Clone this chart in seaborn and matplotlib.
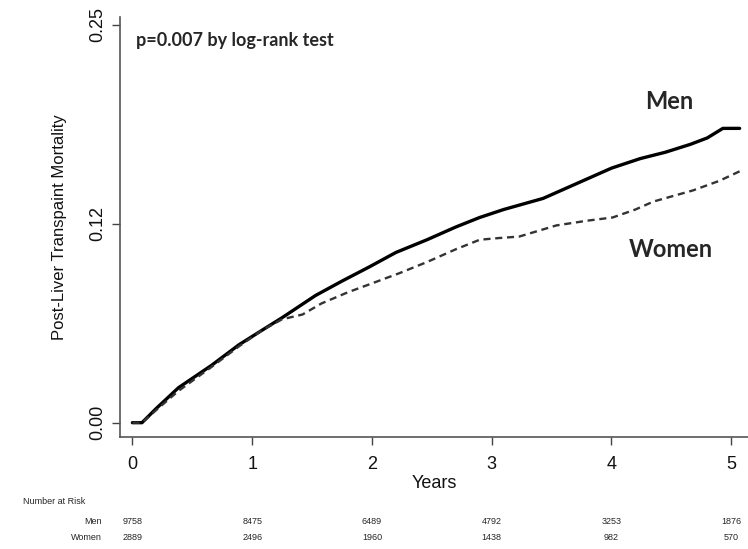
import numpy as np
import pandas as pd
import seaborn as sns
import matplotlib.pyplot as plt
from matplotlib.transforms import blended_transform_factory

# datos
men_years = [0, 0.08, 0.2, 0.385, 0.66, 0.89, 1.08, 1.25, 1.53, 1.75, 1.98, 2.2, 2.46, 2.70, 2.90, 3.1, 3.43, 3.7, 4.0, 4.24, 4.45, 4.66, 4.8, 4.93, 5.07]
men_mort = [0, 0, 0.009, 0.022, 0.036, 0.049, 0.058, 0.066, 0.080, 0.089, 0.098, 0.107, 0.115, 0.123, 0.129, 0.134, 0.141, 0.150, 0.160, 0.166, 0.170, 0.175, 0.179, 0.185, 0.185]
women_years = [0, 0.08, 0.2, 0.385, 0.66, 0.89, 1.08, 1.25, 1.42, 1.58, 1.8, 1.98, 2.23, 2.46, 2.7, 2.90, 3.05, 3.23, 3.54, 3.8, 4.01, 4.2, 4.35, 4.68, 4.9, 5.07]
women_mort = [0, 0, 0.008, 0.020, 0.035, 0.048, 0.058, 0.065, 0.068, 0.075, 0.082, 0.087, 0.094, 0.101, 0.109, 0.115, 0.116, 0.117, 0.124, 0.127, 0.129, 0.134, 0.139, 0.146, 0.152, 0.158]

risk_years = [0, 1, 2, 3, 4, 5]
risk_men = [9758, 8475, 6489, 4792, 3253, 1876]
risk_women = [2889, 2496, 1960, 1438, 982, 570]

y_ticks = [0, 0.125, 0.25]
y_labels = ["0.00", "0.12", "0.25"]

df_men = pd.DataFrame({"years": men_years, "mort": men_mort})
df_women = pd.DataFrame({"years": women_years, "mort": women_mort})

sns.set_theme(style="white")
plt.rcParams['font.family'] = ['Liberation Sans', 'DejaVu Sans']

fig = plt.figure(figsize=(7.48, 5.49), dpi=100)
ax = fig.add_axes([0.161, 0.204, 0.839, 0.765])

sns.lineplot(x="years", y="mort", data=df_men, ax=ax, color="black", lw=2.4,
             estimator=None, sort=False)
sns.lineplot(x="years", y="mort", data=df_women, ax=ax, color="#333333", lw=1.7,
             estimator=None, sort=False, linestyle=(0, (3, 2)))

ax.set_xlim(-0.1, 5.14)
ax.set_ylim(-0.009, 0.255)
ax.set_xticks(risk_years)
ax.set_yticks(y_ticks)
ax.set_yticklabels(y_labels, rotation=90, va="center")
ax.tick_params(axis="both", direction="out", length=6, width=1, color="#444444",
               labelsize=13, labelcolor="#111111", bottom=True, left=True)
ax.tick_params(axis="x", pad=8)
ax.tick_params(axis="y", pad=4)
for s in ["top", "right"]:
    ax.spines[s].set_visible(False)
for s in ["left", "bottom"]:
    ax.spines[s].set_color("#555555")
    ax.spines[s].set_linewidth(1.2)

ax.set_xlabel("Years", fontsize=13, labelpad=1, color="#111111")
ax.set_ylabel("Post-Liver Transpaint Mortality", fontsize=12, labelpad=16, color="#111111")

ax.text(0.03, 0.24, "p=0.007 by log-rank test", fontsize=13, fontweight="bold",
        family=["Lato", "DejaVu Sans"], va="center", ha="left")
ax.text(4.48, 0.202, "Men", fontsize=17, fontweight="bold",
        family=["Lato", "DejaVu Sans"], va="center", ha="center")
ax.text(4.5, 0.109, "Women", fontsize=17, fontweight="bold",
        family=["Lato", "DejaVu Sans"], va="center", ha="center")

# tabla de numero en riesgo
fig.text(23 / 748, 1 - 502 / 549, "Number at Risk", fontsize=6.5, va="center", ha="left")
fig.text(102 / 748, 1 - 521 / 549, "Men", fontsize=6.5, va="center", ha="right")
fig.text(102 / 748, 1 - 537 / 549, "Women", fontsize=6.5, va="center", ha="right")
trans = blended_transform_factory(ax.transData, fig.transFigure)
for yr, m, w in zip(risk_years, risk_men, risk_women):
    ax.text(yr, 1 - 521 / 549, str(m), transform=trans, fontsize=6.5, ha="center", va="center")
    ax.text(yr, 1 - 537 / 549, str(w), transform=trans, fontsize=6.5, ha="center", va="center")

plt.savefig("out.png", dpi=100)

···

*Work to do:* Repeat the material above word for word, please, apart from its images.

*Answer for this exercise:*
Clone this chart in seaborn and matplotlib.
import numpy as np
import pandas as pd
import seaborn as sns
import matplotlib.pyplot as plt
from matplotlib.transforms import blended_transform_factory

# datos
men_years = [0, 0.08, 0.2, 0.385, 0.66, 0.89, 1.08, 1.25, 1.53, 1.75, 1.98, 2.2, 2.46, 2.70, 2.90, 3.1, 3.43, 3.7, 4.0, 4.24, 4.45, 4.66, 4.8, 4.93, 5.07]
men_mort = [0, 0, 0.009, 0.022, 0.036, 0.049, 0.058, 0.066, 0.080, 0.089, 0.098, 0.107, 0.115, 0.123, 0.129, 0.134, 0.141, 0.150, 0.160, 0.166, 0.170, 0.175, 0.179, 0.185, 0.185]
women_years = [0, 0.08, 0.2, 0.385, 0.66, 0.89, 1.08, 1.25, 1.42, 1.58, 1.8, 1.98, 2.23, 2.46, 2.7, 2.90, 3.05, 3.23, 3.54, 3.8, 4.01, 4.2, 4.35, 4.68, 4.9, 5.07]
women_mort = [0, 0, 0.008, 0.020, 0.035, 0.048, 0.058, 0.065, 0.068, 0.075, 0.082, 0.087, 0.094, 0.101, 0.109, 0.115, 0.116, 0.117, 0.124, 0.127, 0.129, 0.134, 0.139, 0.146, 0.152, 0.158]

risk_years = [0, 1, 2, 3, 4, 5]
risk_men = [9758, 8475, 6489, 4792, 3253, 1876]
risk_women = [2889, 2496, 1960, 1438, 982, 570]

y_ticks = [0, 0.125, 0.25]
y_labels = ["0.00", "0.12", "0.25"]

df_men = pd.DataFrame({"years": men_years, "mort": men_mort})
df_women = pd.DataFrame({"years": women_years, "mort": women_mort})

sns.set_theme(style="white")
plt.rcParams['font.family'] = ['Liberation Sans', 'DejaVu Sans']

fig = plt.figure(figsize=(7.48, 5.49), dpi=100)
ax = fig.add_axes([0.161, 0.204, 0.839, 0.765])

sns.lineplot(x="years", y="mort", data=df_men, ax=ax, color="black", lw=2.4,
             estimator=None, sort=False)
sns.lineplot(x="years", y="mort", data=df_women, ax=ax, color="#333333", lw=1.7,
             estimator=None, sort=False, linestyle=(0, (3, 2)))

ax.set_xlim(-0.1, 5.14)
ax.set_ylim(-0.009, 0.255)
ax.set_xticks(risk_years)
ax.set_yticks(y_ticks)
ax.set_yticklabels(y_labels, rotation=90, va="center")
ax.tick_params(axis="both", direction="out", length=6, width=1, color="#444444",
               labelsize=13, labelcolor="#111111", bottom=True, left=True)
ax.tick_params(axis="x", pad=8)
ax.tick_params(axis="y", pad=4)
for s in ["top", "right"]:
    ax.spines[s].set_visible(False)
for s in ["left", "bottom"]:
    ax.spines[s].set_color("#555555")
    ax.spines[s].set_linewidth(1.2)

ax.set_xlabel("Years", fontsize=13, labelpad=1, color="#111111")
ax.set_ylabel("Post-Liver Transpaint Mortality", fontsize=12, labelpad=16, color="#111111")

ax.text(0.03, 0.24, "p=0.007 by log-rank test", fontsize=13, fontweight="bold",
        family=["Lato", "DejaVu Sans"], va="center", ha="left")
ax.text(4.48, 0.202, "Men", fontsize=17, fontweight="bold",
        family=["Lato", "DejaVu Sans"], va="center", ha="center")
ax.text(4.5, 0.109, "Women", fontsize=17, fontweight="bold",
        family=["Lato", "DejaVu Sans"], va="center", ha="center")

# tabla de numero en riesgo
fig.text(23 / 748, 1 - 502 / 549, "Number at Risk", fontsize=6.5, va="center", ha="left")
fig.text(102 / 748, 1 - 521 / 549, "Men", fontsize=6.5, va="center", ha="right")
fig.text(102 / 748, 1 - 537 / 549, "Women", fontsize=6.5, va="center", ha="right")
trans = blended_transform_factory(ax.transData, fig.transFigure)
for yr, m, w in zip(risk_years, risk_men, risk_women):
    ax.text(yr, 1 - 521 / 549, str(m), transform=trans, fontsize=6.5, ha="center", va="center")
    ax.text(yr, 1 - 537 / 549, str(w), transform=trans, fontsize=6.5, ha="center", va="center")

plt.savefig("out.png", dpi=100)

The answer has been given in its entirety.